Llegaron a mostrar su impía crueldad, hasta echarlos sin sepultar, teniendo principalmente tanto cuidado los judíos de la sepultura, que aun los que por malhechores son ajusticiados, suelen ser sepultados cuando el sol es puesto: y no pienso que crraría, ciertamente, si decía haber sido principio de la des­trucción de la ciudad la muerte de Anano; y que aquel día fueron destruídos los muros, y pereció el público bien de los judíos, cuando vieron delante de sus ojos al pontífice y regi­dor de la salud de todos en medio de la ciudad degollado.

Además de la dignidad que éste tenía, era por sí varón muy justo y digno de loor; y demás de la nobleza, dignidad y honra suya, era varón que se holgaba mucho en mostrarse igual con todos, por bajos que fuesen. Era gran favorecedor de la libertad, y deseaba mucho ver a su pueblo señor. Tenía siempre en más el provecho y utilidad común, que el propio y particular; y trabajaba principalmente en ganar la paz y conservarla. Sabía que los romanos no podían ser vencidos; y consideraba que si los judíos no sabían vivir pacíficamente, ciertamente habían de perecer del todo: y para que breve­mente concluya, vivieran si Anano viniera a rendírseles y pasarse a los romanos.

Era maravilloso en tratar una cosa, y más maravilloso en persuadir al pueblo todo lo que quería. Tenía ya vencidos a los que lo impedían y querían la guerra, por lo cual creo que bajo de tal capitán gran trabajo dieran a los romanos, y mu­cho más tiempo les hicieran gastar.

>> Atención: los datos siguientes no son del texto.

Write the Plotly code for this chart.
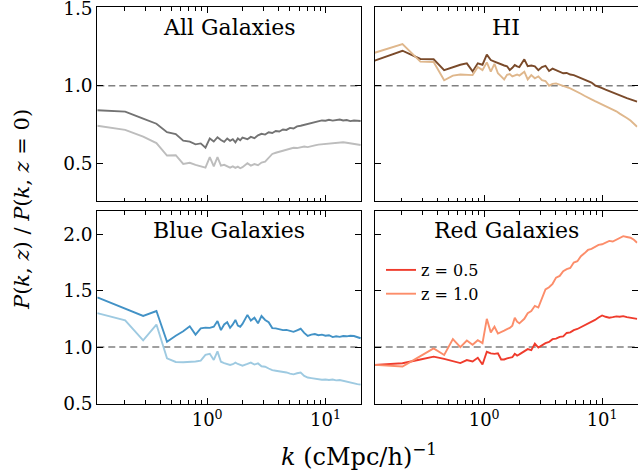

Estaba con él Jesús, no mejor que Anano, si con él se comparaba; pero mayor que todos los otros, y pensaría cier­tamente que Dios quiso quitar la vida a estos dos defensores que tanto amaban a su ciudad, queriendo que, como sucia y contaminada, pereciese con fuego, y con incendio grande fuesen limpiadas las cosas santas y sagradas de ella.

Vieras, pues, en tierra, desnudos, echados a los perros y a las fieras, los que poco antes estaban vestidos con las vesti­duras sagradas, autores de la religión célebre por todo el uni­verso, los cuales solían ser honrados y muy acatados por cuantos extranjeros en la ciudad entraban. Pienso que gimió la virtud por estos varones, doliéndose lastimada por haber tenido entonces los vicios tanta fuerza.